In this blog, I’ll walk you through how I built this tool, explaining the design choices, the code structure, and how you can use it.
Project structure#
│ go.mod
│ readme.md
├───bin
│ wc_linux_x64
│ wc_win_x64.exe
├───cmd
│ main.go
└───internal
├───models
│ models.go
├───utils
│ utils.go
└───wc
counter.go
The project is divided into four main components:
- Main Entry Point (cmd/main.go): Handles the command-line interface and parses user input.
- Models (internal/models/models.go): Defines the data structures used across the application.
- Utilities (internal/utils/utils.go): Contains helper functions for flag management and output formatting.
- Word Counter (internal/wc/counter.go): The core logic for processing input and counting words, lines, characters, and bytes.
Lets Go#
Lets first start with writing our main function
The cmd/main.go file is where the program starts. Here, I used the flag package to handle command-line arguments, making it easy for users to specify what they want to count (lines, words, bytes, etc.).
cmd/main.go
--- SNIPPED ---
func main() {
var c, m, l, w bool
var bytes, chars, lines, words bool
flag.BoolVar(&c, "c", false, "print the byte counts")

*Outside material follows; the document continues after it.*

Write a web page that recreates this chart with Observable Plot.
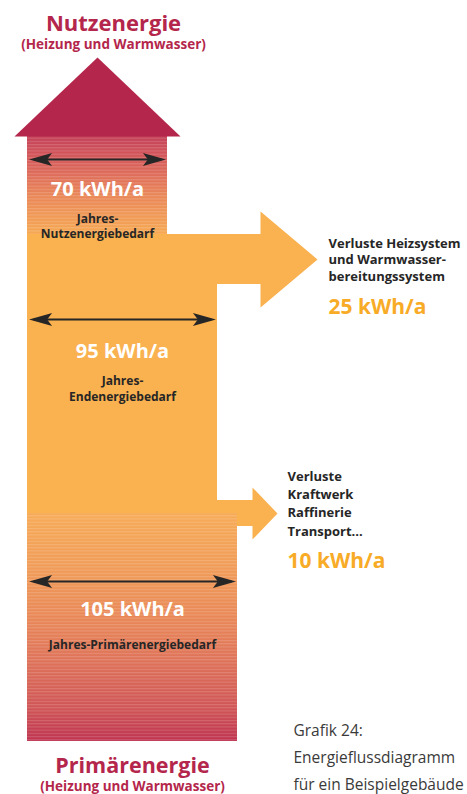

flag.BoolVar(&bytes, "bytes", false, "print the byte counts")
flag.BoolVar(&m, "m", false, "print the character counts")
flag.BoolVar(&chars, "chars", false, "print the character counts")
flag.BoolVar(&l, "l", false, "print the line counts")
flag.BoolVar(&lines, "lines", false, "print the line counts")
flag.BoolVar(&w, "w", false, "print the word counts")
flag.BoolVar(&words, "words", false, "print the word counts")
flag.Parse()
availableCommands := []string{"l", "lines", "w", "words", "c", "bytes", "m", "chars"}
usedFlags := utils.FlagUsed(availableCommands...)
input := models.NewInput(usedFlags, flag.Args())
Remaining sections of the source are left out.